Each line below must be set down exactly; omit any image you find.
<<<<
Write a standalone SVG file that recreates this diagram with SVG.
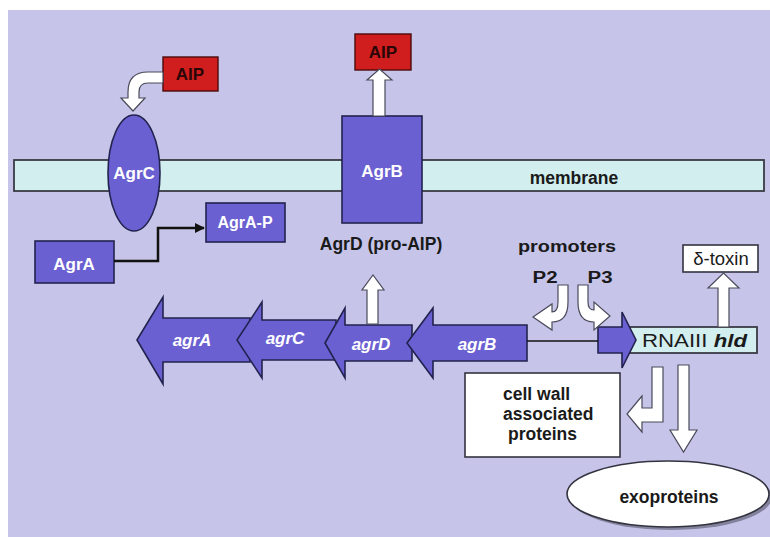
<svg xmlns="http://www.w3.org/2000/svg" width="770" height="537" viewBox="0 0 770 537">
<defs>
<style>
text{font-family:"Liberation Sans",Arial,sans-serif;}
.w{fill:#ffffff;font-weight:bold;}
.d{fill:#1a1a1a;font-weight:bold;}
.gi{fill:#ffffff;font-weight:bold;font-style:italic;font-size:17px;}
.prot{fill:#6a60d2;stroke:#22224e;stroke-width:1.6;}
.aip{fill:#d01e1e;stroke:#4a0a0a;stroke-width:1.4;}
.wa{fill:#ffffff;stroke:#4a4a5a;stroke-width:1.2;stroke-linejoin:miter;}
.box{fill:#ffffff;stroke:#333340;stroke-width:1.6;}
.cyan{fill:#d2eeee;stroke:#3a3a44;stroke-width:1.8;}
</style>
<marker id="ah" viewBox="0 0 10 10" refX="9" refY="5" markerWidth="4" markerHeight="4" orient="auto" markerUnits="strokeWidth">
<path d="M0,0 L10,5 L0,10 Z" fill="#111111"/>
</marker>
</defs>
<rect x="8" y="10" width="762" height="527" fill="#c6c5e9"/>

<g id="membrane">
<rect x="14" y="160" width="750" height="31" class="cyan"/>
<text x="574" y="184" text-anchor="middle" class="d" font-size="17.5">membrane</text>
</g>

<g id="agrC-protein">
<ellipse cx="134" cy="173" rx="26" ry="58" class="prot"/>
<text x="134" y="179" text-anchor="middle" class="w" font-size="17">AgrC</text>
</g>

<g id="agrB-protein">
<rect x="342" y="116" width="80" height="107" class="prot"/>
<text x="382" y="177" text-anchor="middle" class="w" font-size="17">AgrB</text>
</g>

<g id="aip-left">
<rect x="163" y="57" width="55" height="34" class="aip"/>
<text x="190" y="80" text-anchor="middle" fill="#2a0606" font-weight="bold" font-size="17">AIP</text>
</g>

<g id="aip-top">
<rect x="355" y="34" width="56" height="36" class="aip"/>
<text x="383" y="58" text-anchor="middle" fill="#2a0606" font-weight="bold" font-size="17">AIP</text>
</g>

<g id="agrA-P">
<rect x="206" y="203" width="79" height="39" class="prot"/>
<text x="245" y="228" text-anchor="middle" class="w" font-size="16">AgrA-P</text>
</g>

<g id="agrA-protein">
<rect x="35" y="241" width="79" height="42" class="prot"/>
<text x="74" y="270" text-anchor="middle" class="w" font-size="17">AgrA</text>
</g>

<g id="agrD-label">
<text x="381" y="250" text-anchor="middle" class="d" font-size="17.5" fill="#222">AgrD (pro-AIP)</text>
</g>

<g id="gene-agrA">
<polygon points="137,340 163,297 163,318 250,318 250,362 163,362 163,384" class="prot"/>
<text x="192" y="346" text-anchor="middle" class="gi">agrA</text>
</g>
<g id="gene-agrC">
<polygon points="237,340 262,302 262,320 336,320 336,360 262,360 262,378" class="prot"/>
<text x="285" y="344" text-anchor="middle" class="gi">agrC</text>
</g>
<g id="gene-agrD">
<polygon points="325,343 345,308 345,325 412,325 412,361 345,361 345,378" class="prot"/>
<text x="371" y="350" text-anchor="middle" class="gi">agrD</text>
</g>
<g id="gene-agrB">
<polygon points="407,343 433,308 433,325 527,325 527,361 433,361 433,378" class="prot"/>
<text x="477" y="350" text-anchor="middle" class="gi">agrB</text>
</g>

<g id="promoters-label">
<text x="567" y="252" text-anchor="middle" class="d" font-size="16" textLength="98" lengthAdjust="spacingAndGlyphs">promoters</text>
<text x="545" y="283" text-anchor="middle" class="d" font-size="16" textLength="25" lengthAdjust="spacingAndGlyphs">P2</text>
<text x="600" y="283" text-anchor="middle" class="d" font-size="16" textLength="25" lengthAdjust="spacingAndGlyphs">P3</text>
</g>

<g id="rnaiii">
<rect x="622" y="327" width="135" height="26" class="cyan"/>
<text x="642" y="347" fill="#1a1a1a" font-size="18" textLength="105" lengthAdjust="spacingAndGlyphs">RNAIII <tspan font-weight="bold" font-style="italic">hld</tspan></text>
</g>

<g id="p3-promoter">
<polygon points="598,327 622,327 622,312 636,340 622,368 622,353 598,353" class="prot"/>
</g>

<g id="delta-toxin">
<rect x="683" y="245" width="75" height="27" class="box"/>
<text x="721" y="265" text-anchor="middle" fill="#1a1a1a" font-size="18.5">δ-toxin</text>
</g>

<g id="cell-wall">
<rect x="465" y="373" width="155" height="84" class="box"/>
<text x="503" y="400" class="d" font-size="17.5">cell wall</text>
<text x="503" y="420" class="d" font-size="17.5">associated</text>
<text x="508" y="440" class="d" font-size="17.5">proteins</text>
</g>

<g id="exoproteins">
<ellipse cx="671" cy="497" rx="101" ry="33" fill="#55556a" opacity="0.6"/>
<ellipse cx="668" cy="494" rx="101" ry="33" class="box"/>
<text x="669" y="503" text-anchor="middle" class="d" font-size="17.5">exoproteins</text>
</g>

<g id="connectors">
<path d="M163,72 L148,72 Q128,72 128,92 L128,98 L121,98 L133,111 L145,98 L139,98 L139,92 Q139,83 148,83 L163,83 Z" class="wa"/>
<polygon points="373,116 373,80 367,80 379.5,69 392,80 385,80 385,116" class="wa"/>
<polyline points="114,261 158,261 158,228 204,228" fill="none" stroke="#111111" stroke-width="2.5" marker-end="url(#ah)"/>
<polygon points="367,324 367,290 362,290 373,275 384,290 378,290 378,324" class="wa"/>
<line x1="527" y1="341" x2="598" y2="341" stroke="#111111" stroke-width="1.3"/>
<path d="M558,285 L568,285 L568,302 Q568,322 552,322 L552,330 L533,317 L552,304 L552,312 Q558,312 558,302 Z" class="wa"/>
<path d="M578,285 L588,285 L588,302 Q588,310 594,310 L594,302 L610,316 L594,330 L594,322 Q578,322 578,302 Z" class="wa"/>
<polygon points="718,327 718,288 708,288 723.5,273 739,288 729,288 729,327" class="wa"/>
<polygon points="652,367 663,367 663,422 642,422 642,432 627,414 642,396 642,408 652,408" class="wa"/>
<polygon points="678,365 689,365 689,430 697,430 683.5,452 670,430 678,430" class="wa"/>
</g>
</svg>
>>>>
→ FINISHED EXERCISE
Write a standalone SVG file that recreates this diagram with SVG.
<svg xmlns="http://www.w3.org/2000/svg" width="770" height="537" viewBox="0 0 770 537">
<defs>
<style>
text{font-family:"Liberation Sans",Arial,sans-serif;}
.w{fill:#ffffff;font-weight:bold;}
.d{fill:#1a1a1a;font-weight:bold;}
.gi{fill:#ffffff;font-weight:bold;font-style:italic;font-size:17px;}
.prot{fill:#6a60d2;stroke:#22224e;stroke-width:1.6;}
.aip{fill:#d01e1e;stroke:#4a0a0a;stroke-width:1.4;}
.wa{fill:#ffffff;stroke:#4a4a5a;stroke-width:1.2;stroke-linejoin:miter;}
.box{fill:#ffffff;stroke:#333340;stroke-width:1.6;}
.cyan{fill:#d2eeee;stroke:#3a3a44;stroke-width:1.8;}
</style>
<marker id="ah" viewBox="0 0 10 10" refX="9" refY="5" markerWidth="4" markerHeight="4" orient="auto" markerUnits="strokeWidth">
<path d="M0,0 L10,5 L0,10 Z" fill="#111111"/>
</marker>
</defs>
<rect x="8" y="10" width="762" height="527" fill="#c6c5e9"/>

<g id="membrane">
<rect x="14" y="160" width="750" height="31" class="cyan"/>
<text x="574" y="184" text-anchor="middle" class="d" font-size="17.5">membrane</text>
</g>

<g id="agrC-protein">
<ellipse cx="134" cy="173" rx="26" ry="58" class="prot"/>
<text x="134" y="179" text-anchor="middle" class="w" font-size="17">AgrC</text>
</g>

<g id="agrB-protein">
<rect x="342" y="116" width="80" height="107" class="prot"/>
<text x="382" y="177" text-anchor="middle" class="w" font-size="17">AgrB</text>
</g>

<g id="aip-left">
<rect x="163" y="57" width="55" height="34" class="aip"/>
<text x="190" y="80" text-anchor="middle" fill="#2a0606" font-weight="bold" font-size="17">AIP</text>
</g>

<g id="aip-top">
<rect x="355" y="34" width="56" height="36" class="aip"/>
<text x="383" y="58" text-anchor="middle" fill="#2a0606" font-weight="bold" font-size="17">AIP</text>
</g>

<g id="agrA-P">
<rect x="206" y="203" width="79" height="39" class="prot"/>
<text x="245" y="228" text-anchor="middle" class="w" font-size="16">AgrA-P</text>
</g>

<g id="agrA-protein">
<rect x="35" y="241" width="79" height="42" class="prot"/>
<text x="74" y="270" text-anchor="middle" class="w" font-size="17">AgrA</text>
</g>

<g id="agrD-label">
<text x="381" y="250" text-anchor="middle" class="d" font-size="17.5" fill="#222">AgrD (pro-AIP)</text>
</g>

<g id="gene-agrA">
<polygon points="137,340 163,297 163,318 250,318 250,362 163,362 163,384" class="prot"/>
<text x="192" y="346" text-anchor="middle" class="gi">agrA</text>
</g>
<g id="gene-agrC">
<polygon points="237,340 262,302 262,320 336,320 336,360 262,360 262,378" class="prot"/>
<text x="285" y="344" text-anchor="middle" class="gi">agrC</text>
</g>
<g id="gene-agrD">
<polygon points="325,343 345,308 345,325 412,325 412,361 345,361 345,378" class="prot"/>
<text x="371" y="350" text-anchor="middle" class="gi">agrD</text>
</g>
<g id="gene-agrB">
<polygon points="407,343 433,308 433,325 527,325 527,361 433,361 433,378" class="prot"/>
<text x="477" y="350" text-anchor="middle" class="gi">agrB</text>
</g>

<g id="promoters-label">
<text x="567" y="252" text-anchor="middle" class="d" font-size="16" textLength="98" lengthAdjust="spacingAndGlyphs">promoters</text>
<text x="545" y="283" text-anchor="middle" class="d" font-size="16" textLength="25" lengthAdjust="spacingAndGlyphs">P2</text>
<text x="600" y="283" text-anchor="middle" class="d" font-size="16" textLength="25" lengthAdjust="spacingAndGlyphs">P3</text>
</g>

<g id="rnaiii">
<rect x="622" y="327" width="135" height="26" class="cyan"/>
<text x="642" y="347" fill="#1a1a1a" font-size="18" textLength="105" lengthAdjust="spacingAndGlyphs">RNAIII <tspan font-weight="bold" font-style="italic">hld</tspan></text>
</g>

<g id="p3-promoter">
<polygon points="598,327 622,327 622,312 636,340 622,368 622,353 598,353" class="prot"/>
</g>

<g id="delta-toxin">
<rect x="683" y="245" width="75" height="27" class="box"/>
<text x="721" y="265" text-anchor="middle" fill="#1a1a1a" font-size="18.5">δ-toxin</text>
</g>

<g id="cell-wall">
<rect x="465" y="373" width="155" height="84" class="box"/>
<text x="503" y="400" class="d" font-size="17.5">cell wall</text>
<text x="503" y="420" class="d" font-size="17.5">associated</text>
<text x="508" y="440" class="d" font-size="17.5">proteins</text>
</g>

<g id="exoproteins">
<ellipse cx="671" cy="497" rx="101" ry="33" fill="#55556a" opacity="0.6"/>
<ellipse cx="668" cy="494" rx="101" ry="33" class="box"/>
<text x="669" y="503" text-anchor="middle" class="d" font-size="17.5">exoproteins</text>
</g>

<g id="connectors">
<path d="M163,72 L148,72 Q128,72 128,92 L128,98 L121,98 L133,111 L145,98 L139,98 L139,92 Q139,83 148,83 L163,83 Z" class="wa"/>
<polygon points="373,116 373,80 367,80 379.5,69 392,80 385,80 385,116" class="wa"/>
<polyline points="114,261 158,261 158,228 204,228" fill="none" stroke="#111111" stroke-width="2.5" marker-end="url(#ah)"/>
<polygon points="367,324 367,290 362,290 373,275 384,290 378,290 378,324" class="wa"/>
<line x1="527" y1="341" x2="598" y2="341" stroke="#111111" stroke-width="1.3"/>
<path d="M558,285 L568,285 L568,302 Q568,322 552,322 L552,330 L533,317 L552,304 L552,312 Q558,312 558,302 Z" class="wa"/>
<path d="M578,285 L588,285 L588,302 Q588,310 594,310 L594,302 L610,316 L594,330 L594,322 Q578,322 578,302 Z" class="wa"/>
<polygon points="718,327 718,288 708,288 723.5,273 739,288 729,288 729,327" class="wa"/>
<polygon points="652,367 663,367 663,422 642,422 642,432 627,414 642,396 642,408 652,408" class="wa"/>
<polygon points="678,365 689,365 689,430 697,430 683.5,452 670,430 678,430" class="wa"/>
</g>
</svg>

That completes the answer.